(To do) Exactly as written, quote every line that follows, skipping the images.

(Record excerpts)

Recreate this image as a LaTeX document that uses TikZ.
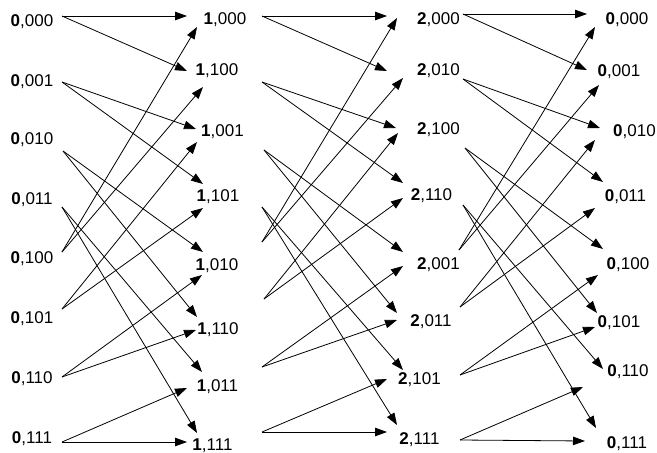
\documentclass[tikz,border=0pt]{standalone}
\usepackage{fontspec}
\setmainfont{Liberation Sans}
\usetikzlibrary{arrows.meta}
\begin{document}
\begin{tikzpicture}[x=1pt,y=-1pt,
  lbl/.style={font=\fontsize{17}{20}\selectfont, inner sep=0pt, anchor=base},
  arr/.style={line width=0.8pt, -{Triangle[length=12pt,width=8.5pt]}}]
\useasboundingbox (0,0) rectangle (657,453);
% column 0
\node[lbl] (a0) at (32,26) {\textbf{0},000};
\node[lbl] (a1) at (32,86) {\textbf{0},001};
\node[lbl] (a2) at (32,144) {\textbf{0},010};
\node[lbl] (a3) at (32,204) {\textbf{0},011};
\node[lbl] (a4) at (32,263) {\textbf{0},100};
\node[lbl] (a5) at (32,323) {\textbf{0},101};
\node[lbl] (a6) at (32,383) {\textbf{0},110};
\node[lbl] (a7) at (32,443) {\textbf{0},111};
% column 1
\node[lbl] (b0) at (225,24) {\textbf{1},000};
\node[lbl] (b1) at (217,75) {\textbf{1},100};
\node[lbl] (b2) at (222.5,136) {\textbf{1},001};
\node[lbl] (b3) at (218,201) {\textbf{1},101};
\node[lbl] (b4) at (217,270) {\textbf{1},010};
\node[lbl] (b5) at (218,334) {\textbf{1},110};
\node[lbl] (b6) at (217.5,391) {\textbf{1},011};
\node[lbl] (b7) at (212.5,450) {\textbf{1},111};
% column 2
\node[lbl] (c0) at (438.5,24) {\textbf{2},000};
\node[lbl] (c1) at (438.5,75) {\textbf{2},010};
\node[lbl] (c2) at (438.5,134) {\textbf{2},100};
\node[lbl] (c3) at (431.5,200) {\textbf{2},110};
\node[lbl] (c4) at (438.5,269) {\textbf{2},001};
\node[lbl] (c5) at (431,326) {\textbf{2},011};
\node[lbl] (c6) at (419.5,384) {\textbf{2},101};
\node[lbl] (c7) at (419.5,444) {\textbf{2},111};
% column 3
\node[lbl] (d0) at (627,24) {\textbf{0},000};
\node[lbl] (d1) at (619,76) {\textbf{0},001};
\node[lbl] (d2) at (634.5,136) {\textbf{0},010};
\node[lbl] (d3) at (625.5,201) {\textbf{0},011};
\node[lbl] (d4) at (628,269) {\textbf{0},100};
\node[lbl] (d5) at (619,327) {\textbf{0},101};
\node[lbl] (d6) at (628,376) {\textbf{0},110};
\node[lbl] (d7) at (627,448) {\textbf{0},111};
% start points
\coordinate (ao0) at (62,16);  \coordinate (ao1) at (62,82);
\coordinate (ao2) at (63,151); \coordinate (ao3) at (62,207);
\coordinate (ao4) at (62,252); \coordinate (ao5) at (62,309);
\coordinate (ao6) at (62,377); \coordinate (ao7) at (62,442);
\coordinate (bo0) at (262,16);  \coordinate (bo1) at (262,82);
\coordinate (bo2) at (264,150); \coordinate (bo3) at (262,207);
\coordinate (bo4) at (262,242); \coordinate (bo5) at (264,299);
\coordinate (bo6) at (262,367); \coordinate (bo7) at (262,432);
\coordinate (co0) at (463,14);  \coordinate (co1) at (463,79);
\coordinate (co2) at (465,148); \coordinate (co3) at (463,205);
\coordinate (co4) at (459,250); \coordinate (co5) at (460,307);
\coordinate (co6) at (460,375); \coordinate (co7) at (460,440);
% arrow tips column 1
\coordinate (bA0) at (187,16);  \coordinate (bB0) at (197,27);
\coordinate (bA1) at (187,71);  \coordinate (bB1) at (203,87);
\coordinate (bA2) at (196,129); \coordinate (bB2) at (197,142);
\coordinate (bA3) at (203,184); \coordinate (bB3) at (203,208);
\coordinate (bA4) at (203,252); \coordinate (bB4) at (202,275);
\coordinate (bA5) at (197,317); \coordinate (bB5) at (196,330);
\coordinate (bA6) at (202,372); \coordinate (bB6) at (187,388);
\coordinate (bA7) at (197,433); \coordinate (bB7) at (187,442);
% arrow tips column 2
\coordinate (cA0) at (387,16);  \coordinate (cB0) at (397,18);
\coordinate (cA1) at (387,71);  \coordinate (cB1) at (403,78);
\coordinate (cA2) at (396,128); \coordinate (cB2) at (398,133);
\coordinate (cA3) at (403,183); \coordinate (cB3) at (403,198);
\coordinate (cA4) at (403,252); \coordinate (cB4) at (403,266);
\coordinate (cA5) at (397,313); \coordinate (cB5) at (397,320);
\coordinate (cA6) at (403,370); \coordinate (cB6) at (387,379);
\coordinate (cA7) at (397,425); \coordinate (cB7) at (387,432);
% arrow tips column 3
\coordinate (dA0) at (587,14);  \coordinate (dB0) at (595,27);
\coordinate (dA1) at (587,70);  \coordinate (dB1) at (599,85);
\coordinate (dA2) at (600,128); \coordinate (dB2) at (595,140);
\coordinate (dA3) at (603,182); \coordinate (dB3) at (595,208);
\coordinate (dA4) at (603,249); \coordinate (dB4) at (598,275);
\coordinate (dA5) at (597,313); \coordinate (dB5) at (595,327);
\coordinate (dA6) at (603,369); \coordinate (dB6) at (583,387);
\coordinate (dA7) at (596,428); \coordinate (dB7) at (585,441);
% connectors
\foreach \s/\t/\u in {0/0/A,0/1/A,1/2/A,1/3/A,2/4/A,2/5/A,3/6/A,3/7/A,
                      4/0/B,4/1/B,5/2/B,5/3/B,6/4/B,6/5/B,7/6/B,7/7/B}{
  \draw[arr] (ao\s) -- (b\u\t);
  \draw[arr] (bo\s) -- (c\u\t);
  \draw[arr] (co\s) -- (d\u\t);
}
\end{tikzpicture}
\end{document}
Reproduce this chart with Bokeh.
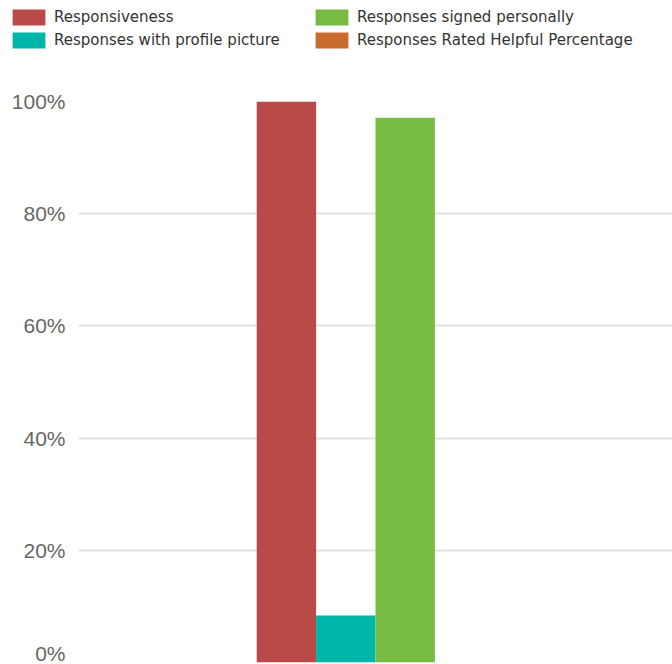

(Answer below)
Recreate this image as a LaTeX document that uses TikZ.
\documentclass[tikz,border=0pt]{standalone}
\usepackage{fontspec}
\setmainfont{Liberation Sans}
\usetikzlibrary{arrows.meta}
\begin{document}
\begin{tikzpicture}[x=1pt,y=-1pt,
  lbl/.style={font=\fontsize{17}{20}\selectfont, inner sep=0pt, anchor=base},
  arr/.style={line width=0.8pt, -{Triangle[length=12pt,width=8.5pt]}}]
\useasboundingbox (0,0) rectangle (657,453);
% column 0
\node[lbl] (a0) at (32,26) {\textbf{0},000};
\node[lbl] (a1) at (32,86) {\textbf{0},001};
\node[lbl] (a2) at (32,144) {\textbf{0},010};
\node[lbl] (a3) at (32,204) {\textbf{0},011};
\node[lbl] (a4) at (32,263) {\textbf{0},100};
\node[lbl] (a5) at (32,323) {\textbf{0},101};
\node[lbl] (a6) at (32,383) {\textbf{0},110};
\node[lbl] (a7) at (32,443) {\textbf{0},111};
% column 1
\node[lbl] (b0) at (225,24) {\textbf{1},000};
\node[lbl] (b1) at (217,75) {\textbf{1},100};
\node[lbl] (b2) at (222.5,136) {\textbf{1},001};
\node[lbl] (b3) at (218,201) {\textbf{1},101};
\node[lbl] (b4) at (217,270) {\textbf{1},010};
\node[lbl] (b5) at (218,334) {\textbf{1},110};
\node[lbl] (b6) at (217.5,391) {\textbf{1},011};
\node[lbl] (b7) at (212.5,450) {\textbf{1},111};
% column 2
\node[lbl] (c0) at (438.5,24) {\textbf{2},000};
\node[lbl] (c1) at (438.5,75) {\textbf{2},010};
\node[lbl] (c2) at (438.5,134) {\textbf{2},100};
\node[lbl] (c3) at (431.5,200) {\textbf{2},110};
\node[lbl] (c4) at (438.5,269) {\textbf{2},001};
\node[lbl] (c5) at (431,326) {\textbf{2},011};
\node[lbl] (c6) at (419.5,384) {\textbf{2},101};
\node[lbl] (c7) at (419.5,444) {\textbf{2},111};
% column 3
\node[lbl] (d0) at (627,24) {\textbf{0},000};
\node[lbl] (d1) at (619,76) {\textbf{0},001};
\node[lbl] (d2) at (634.5,136) {\textbf{0},010};
\node[lbl] (d3) at (625.5,201) {\textbf{0},011};
\node[lbl] (d4) at (628,269) {\textbf{0},100};
\node[lbl] (d5) at (619,327) {\textbf{0},101};
\node[lbl] (d6) at (628,376) {\textbf{0},110};
\node[lbl] (d7) at (627,448) {\textbf{0},111};
% start points
\coordinate (ao0) at (62,16);  \coordinate (ao1) at (62,82);
\coordinate (ao2) at (63,151); \coordinate (ao3) at (62,207);
\coordinate (ao4) at (62,252); \coordinate (ao5) at (62,309);
\coordinate (ao6) at (62,377); \coordinate (ao7) at (62,442);
\coordinate (bo0) at (262,16);  \coordinate (bo1) at (262,82);
\coordinate (bo2) at (264,150); \coordinate (bo3) at (262,207);
\coordinate (bo4) at (262,242); \coordinate (bo5) at (264,299);
\coordinate (bo6) at (262,367); \coordinate (bo7) at (262,432);
\coordinate (co0) at (463,14);  \coordinate (co1) at (463,79);
\coordinate (co2) at (465,148); \coordinate (co3) at (463,205);
\coordinate (co4) at (459,250); \coordinate (co5) at (460,307);
\coordinate (co6) at (460,375); \coordinate (co7) at (460,440);
% arrow tips column 1
\coordinate (bA0) at (187,16);  \coordinate (bB0) at (197,27);
\coordinate (bA1) at (187,71);  \coordinate (bB1) at (203,87);
\coordinate (bA2) at (196,129); \coordinate (bB2) at (197,142);
\coordinate (bA3) at (203,184); \coordinate (bB3) at (203,208);
\coordinate (bA4) at (203,252); \coordinate (bB4) at (202,275);
\coordinate (bA5) at (197,317); \coordinate (bB5) at (196,330);
\coordinate (bA6) at (202,372); \coordinate (bB6) at (187,388);
\coordinate (bA7) at (197,433); \coordinate (bB7) at (187,442);
% arrow tips column 2
\coordinate (cA0) at (387,16);  \coordinate (cB0) at (397,18);
\coordinate (cA1) at (387,71);  \coordinate (cB1) at (403,78);
\coordinate (cA2) at (396,128); \coordinate (cB2) at (398,133);
\coordinate (cA3) at (403,183); \coordinate (cB3) at (403,198);
\coordinate (cA4) at (403,252); \coordinate (cB4) at (403,266);
\coordinate (cA5) at (397,313); \coordinate (cB5) at (397,320);
\coordinate (cA6) at (403,370); \coordinate (cB6) at (387,379);
\coordinate (cA7) at (397,425); \coordinate (cB7) at (387,432);
% arrow tips column 3
\coordinate (dA0) at (587,14);  \coordinate (dB0) at (595,27);
\coordinate (dA1) at (587,70);  \coordinate (dB1) at (599,85);
\coordinate (dA2) at (600,128); \coordinate (dB2) at (595,140);
\coordinate (dA3) at (603,182); \coordinate (dB3) at (595,208);
\coordinate (dA4) at (603,249); \coordinate (dB4) at (598,275);
\coordinate (dA5) at (597,313); \coordinate (dB5) at (595,327);
\coordinate (dA6) at (603,369); \coordinate (dB6) at (583,387);
\coordinate (dA7) at (596,428); \coordinate (dB7) at (585,441);
% connectors
\foreach \s/\t/\u in {0/0/A,0/1/A,1/2/A,1/3/A,2/4/A,2/5/A,3/6/A,3/7/A,
                      4/0/B,4/1/B,5/2/B,5/3/B,6/4/B,6/5/B,7/6/B,7/7/B}{
  \draw[arr] (ao\s) -- (b\u\t);
  \draw[arr] (bo\s) -- (c\u\t);
  \draw[arr] (co\s) -- (d\u\t);
}
\end{tikzpicture}
\end{document}
Reproduce this chart with Bokeh.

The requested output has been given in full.